À son crédit, il faut reconnaître une inclusion surprenante dans le contexte de la collaboration: un fac-similé de « J’accuse… ! », la lettre d’Émile Zola publiée dans « L’Aurore » du 13 janvier 1898, en défense du capitaine Dreyfus. Sacha Guitry s’est empressé de le rappeler:
N’était-ce pas audacieux, provoquant même?
Plusieurs personnalités d’origine juive sont par ailleurs évoquées: Georges de Porto-Riche, Henri Bergson, Sarah Bernhardt, Camille Pissarro, Paul Dukas, Rachel, Marcel Schwob.
D’autres artistes sont connus pour leurs idées révolutionnaires: Paul Verlaine -mais sans Arthur Rimbaud- Gustave Courbet ou encore Octave Mirbeau -qu’il s’efforce de dépolitiser. Tous cependant appartiennent à un dix-neuvième siècle politiquement incarné par Napoléon, et plus vaguement par Adolphe Thiers (et son journal « Le National »).
Revendicatif, Sacha Guitry sait parfois l’être, mais dans un esprit évidemment corporatiste, comme en témoigne cette lettre ouverte à un ministre inexistant, en commentaire d’une autre lettre signée Pierre Corneille.
Sacha Guitry est arrêté le 23 août 1944 par un groupe de résistants. Il reste incarcéré 60 jours sans chef d’inculpation. L’affaire se conclue par un non-lieu en 1947.

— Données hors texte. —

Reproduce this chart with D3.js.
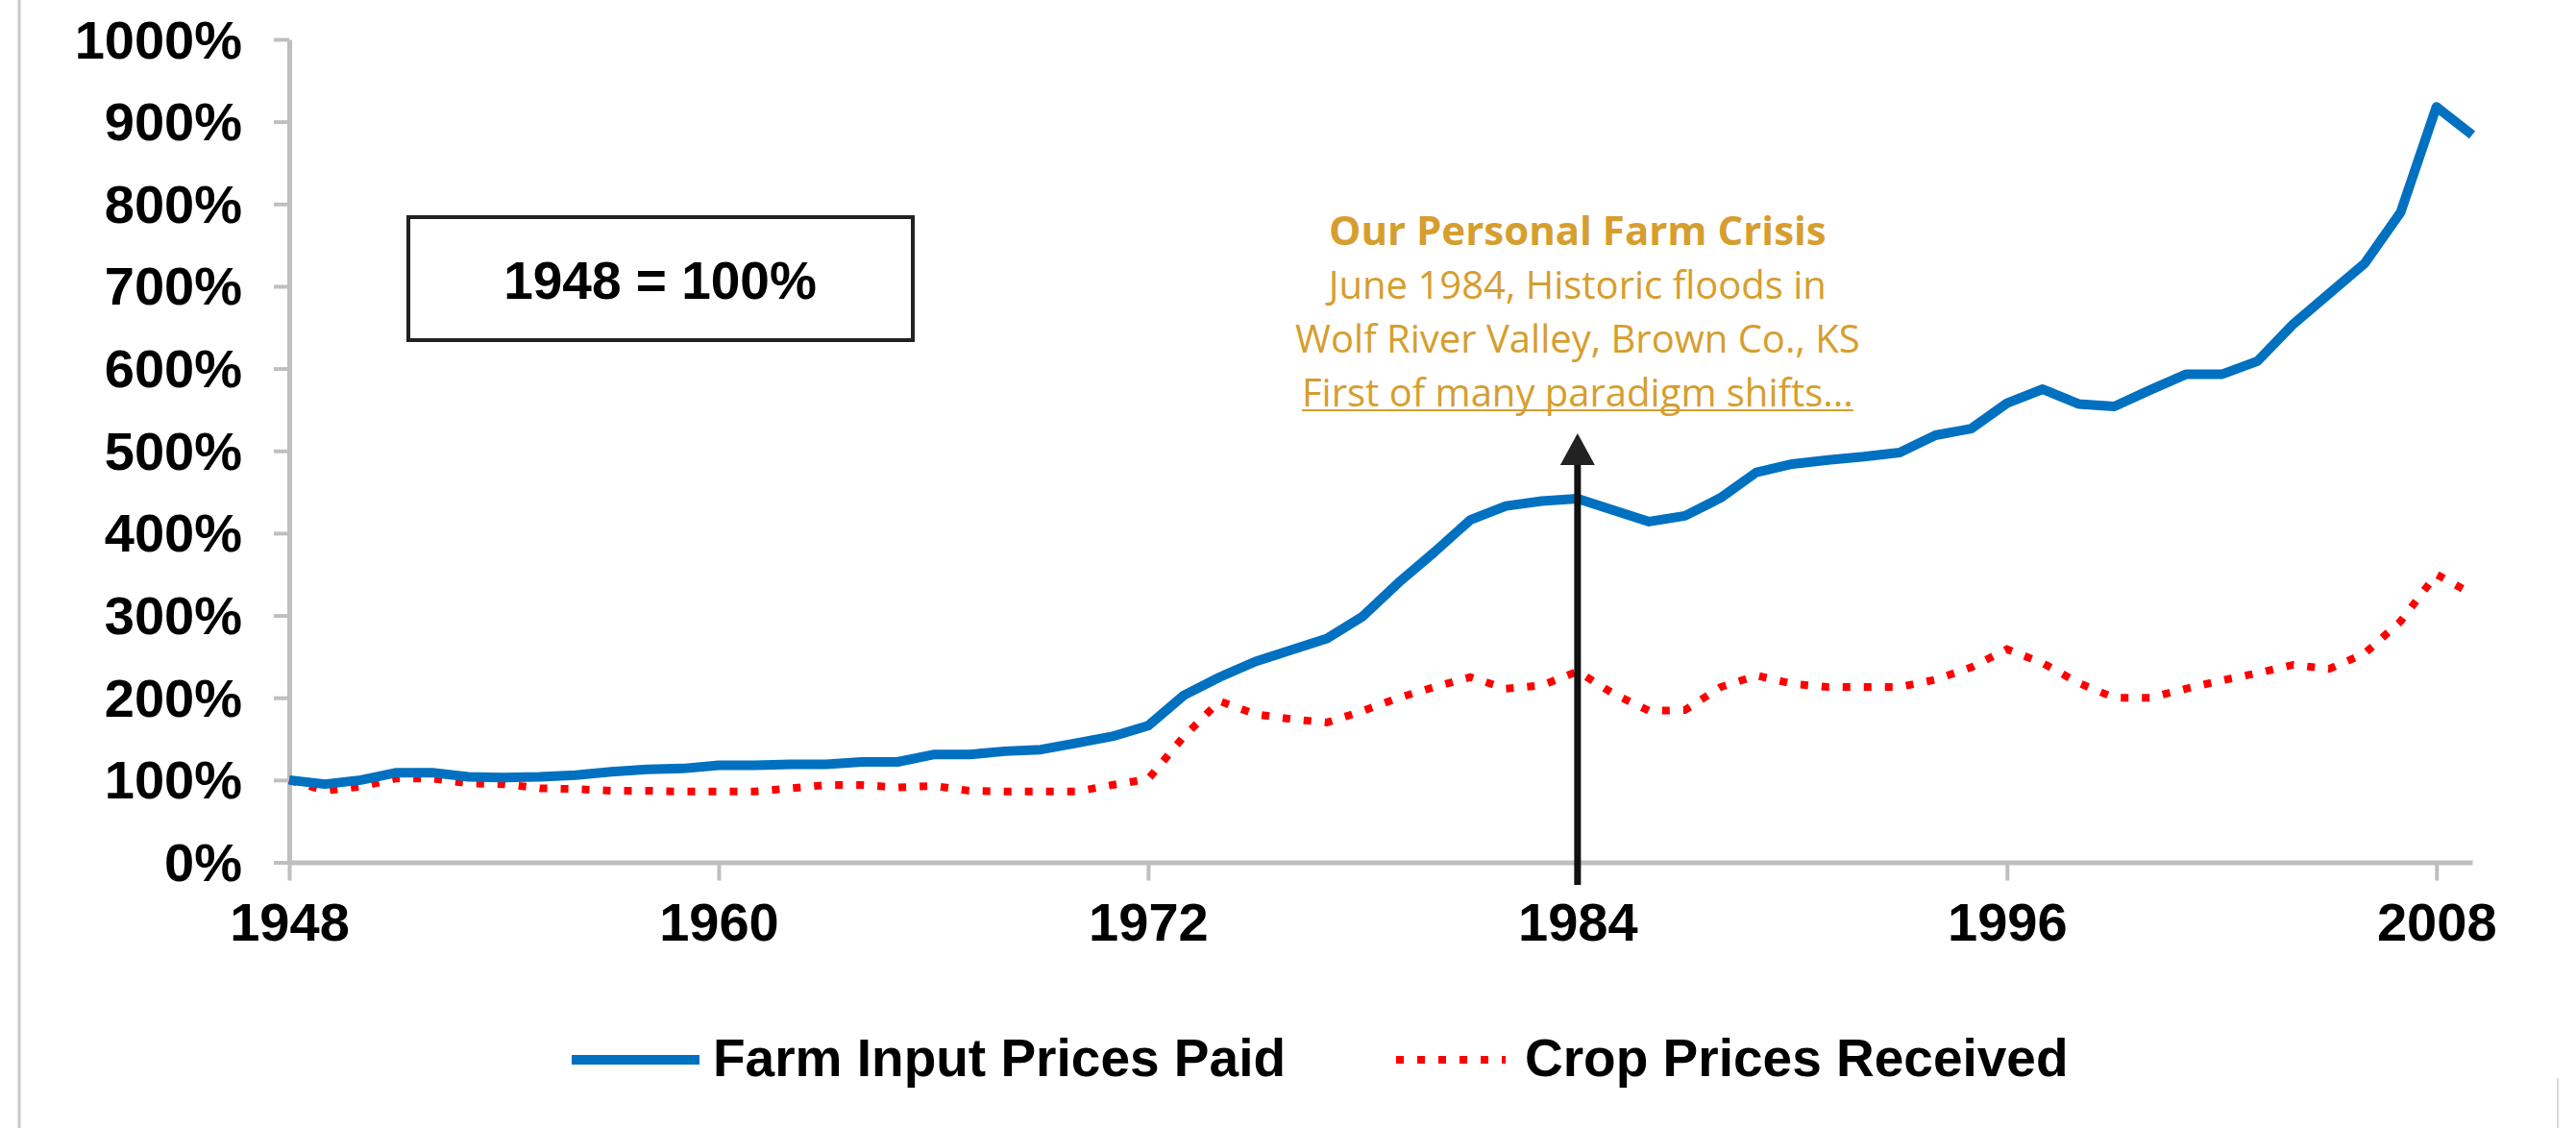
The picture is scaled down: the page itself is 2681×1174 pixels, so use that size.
<!DOCTYPE html>
<html>
<head>
<meta charset="utf-8">
<script src="https://cdn.jsdelivr.net/npm/d3@7"></script>
<style>
  body { margin: 0; background: #fff; }
  svg { display: block; }
</style>
</head>
<body>
<script>
// values, 1948 = 100%
const years = d3.range(1948, 2010)

const inputPaid = [
  100, 95, 100, 109, 109, 104, 103, 104, 106, 110,
  113, 114, 118, 118, 119, 119, 122, 122, 131, 131,
  135, 137, 145, 153, 166, 203, 225, 244, 258, 272,
  299, 340, 377, 416, 433, 439, 442, 428, 414, 421,
  443, 474, 484, 489, 493, 498, 519, 527, 558, 575,
  557, 554, 574, 593, 593, 609, 654, 691, 728, 790,
  918, 884
]

const cropReceived = [
  100, 87, 92, 102, 102, 96, 95, 90, 89, 87,
  87, 86, 86, 86, 90, 94, 94, 91, 93, 87,
  86, 86, 86, 94, 101, 153, 196, 180, 174, 170,
  184, 200, 213, 225, 211, 215, 232, 205, 184, 185,
  213, 227, 217, 213, 213, 213, 222, 237, 259, 242,
  218, 200, 200, 211, 221, 230, 240, 235, 254, 293,
  350, 326
]

const yTicks = [0, 100, 200, 300, 400, 500, 600, 700, 800, 900, 1000]
const xTicks = [1948, 1960, 1972, 1984, 1996, 2008]

const seriesNames = ["Farm Input Prices Paid", "Crop Prices Received"]
const noteTitle = "Our Personal Farm Crisis"
const noteLines = [
  "June 1984, Historic floods in",
  "Wolf River Valley, Brown Co., KS",
  "First of many paradigm shifts..."
]

const width = 2681, height = 1174
const blue = "#0070c0", red = "#ff0000", gold = "#d69e2e", axisGray = "#bfbfbf"

const svg = d3.select("body").append("svg")
    .attr("width", width)
    .attr("height", height)

svg.append("rect").attr("width", width).attr("height", height).attr("fill", "#fff")

// thin page borders
svg.append("line")
    .attr("x1", 20).attr("x2", 20).attr("y1", 0).attr("y2", height)
    .attr("stroke", "#c8c8c8").attr("stroke-width", 3)
svg.append("line")
    .attr("x1", 2662).attr("x2", 2662).attr("y1", 1122).attr("y2", height)
    .attr("stroke", "#d8d8d8").attr("stroke-width", 2)

const x = d3.scaleLinear().domain([1948, 2009]).range([301, 2573])
const y = d3.scaleLinear().domain([0, 1000]).range([897.5, 41])

const tickFont = "'Liberation Sans', Arial, sans-serif"

const yAxis = svg.append("g")
    .attr("transform", `translate(${x(1948)},0)`)
    .call(d3.axisLeft(y).tickValues(yTicks).tickFormat(d => d + "%")
      .tickSize(16).tickSizeOuter(0).tickPadding(33))
yAxis.select(".domain").attr("stroke", axisGray).attr("stroke-width", 5)
yAxis.selectAll(".tick line").attr("stroke", axisGray).attr("stroke-width", 4)
yAxis.selectAll(".tick text")
    .attr("font-family", tickFont).attr("font-weight", "bold")
    .attr("font-size", 56).attr("fill", "#000").attr("dy", "0.34em")

const xAxis = svg.append("g")
    .attr("transform", `translate(0,${y(0)})`)
    .call(d3.axisBottom(x).tickValues(xTicks).tickFormat(d3.format("d"))
      .tickSize(19).tickSizeOuter(0).tickPadding(23))
xAxis.select(".domain").attr("stroke", axisGray).attr("stroke-width", 5)
xAxis.selectAll(".tick line").attr("stroke", axisGray).attr("stroke-width", 4)
xAxis.selectAll(".tick text")
    .attr("font-family", tickFont).attr("font-weight", "bold")
    .attr("font-size", 56).attr("fill", "#000")

const line = d3.line()
    .x((d, i) => x(years[i]))
    .y(d => y(d))

svg.append("path")
    .datum(cropReceived)
    .attr("fill", "none")
    .attr("stroke", red)
    .attr("stroke-width", 8)
    .attr("stroke-dasharray", "8,14")
    .attr("d", line)

svg.append("path")
    .datum(inputPaid)
    .attr("fill", "none")
    .attr("stroke", blue)
    .attr("stroke-width", 10)
    .attr("stroke-linejoin", "round")
    .attr("d", line)

// "1948 = 100%" box
svg.append("rect")
    .attr("x", 425).attr("y", 226).attr("width", 525).attr("height", 128)
    .attr("fill", "#fff").attr("stroke", "#222").attr("stroke-width", 4)
svg.append("text")
    .attr("x", 687).attr("y", 292).attr("dy", "0.35em")
    .attr("text-anchor", "middle")
    .attr("font-family", tickFont).attr("font-weight", "bold").attr("font-size", 55)
    .text("1948 = 100%")

// annotation arrow at 1984
const ax = x(1984)
svg.append("line")
    .attr("x1", ax).attr("x2", ax).attr("y1", 921).attr("y2", 482)
    .attr("stroke", "#111").attr("stroke-width", 7)
svg.append("path")
    .attr("d", `M${ax},451L${ax + 18},484L${ax - 18},484Z`)
    .attr("fill", "#222")

const note = svg.append("g")
    .attr("font-family", "'Open Sans', sans-serif")
    .attr("font-size", 40)
    .attr("fill", gold)
    .attr("text-anchor", "middle")

note.append("text")
    .attr("x", ax).attr("y", 255)
    .attr("font-weight", "bold")
    .attr("font-size", 42)
    .text(noteTitle)

note.selectAll("text.line")
  .data(noteLines)
  .join("text")
    .attr("class", "line")
    .attr("x", ax)
    .attr("y", (d, i) => 311 + i * 56)
    .text(d => d)

const last = note.selectAll("text.line").filter((d, i) => i === noteLines.length - 1)
const bb = last.node().getBBox()
note.append("line")
    .attr("x1", bb.x).attr("x2", bb.x + bb.width)
    .attr("y1", 427).attr("y2", 427)
    .attr("stroke", gold).attr("stroke-width", 2)

// legend
const legend = svg.append("g")
    .attr("font-family", tickFont).attr("font-weight", "bold").attr("font-size", 55)

legend.append("line")
    .attr("x1", 595).attr("x2", 728).attr("y1", 1103).attr("y2", 1103)
    .attr("stroke", blue).attr("stroke-width", 10)
legend.append("text").attr("x", 742).attr("y", 1120).text(seriesNames[0])

legend.append("line")
    .attr("x1", 1453).attr("x2", 1567).attr("y1", 1103).attr("y2", 1103)
    .attr("stroke", red).attr("stroke-width", 8).attr("stroke-dasharray", "8,14")
legend.append("text").attr("x", 1587).attr("y", 1120).text(seriesNames[1])
</script>
</body>
</html>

L’ouvrage a été réimprimé en 1951 par Raoul Solar -sans le « filigrane », mais toujours au format in-folio. En plus de quelques exemplaires hors-commerce, il a été tiré en 305 exemplaires sur pur chiffon, numérotés et signés par l’auteur et en 4630 exemplaire sur vélin. Les illustrations de cet article proviennent du numéro 3064. Une édition reliée in-octavo est parue chez Perrin en 1966.
Merci à Philippe et Christiane Ribeyre de la bouquinerie Tropique à Saint-Étienne qui, il y a bien longtemps, m’ont fait découvrir ce livre.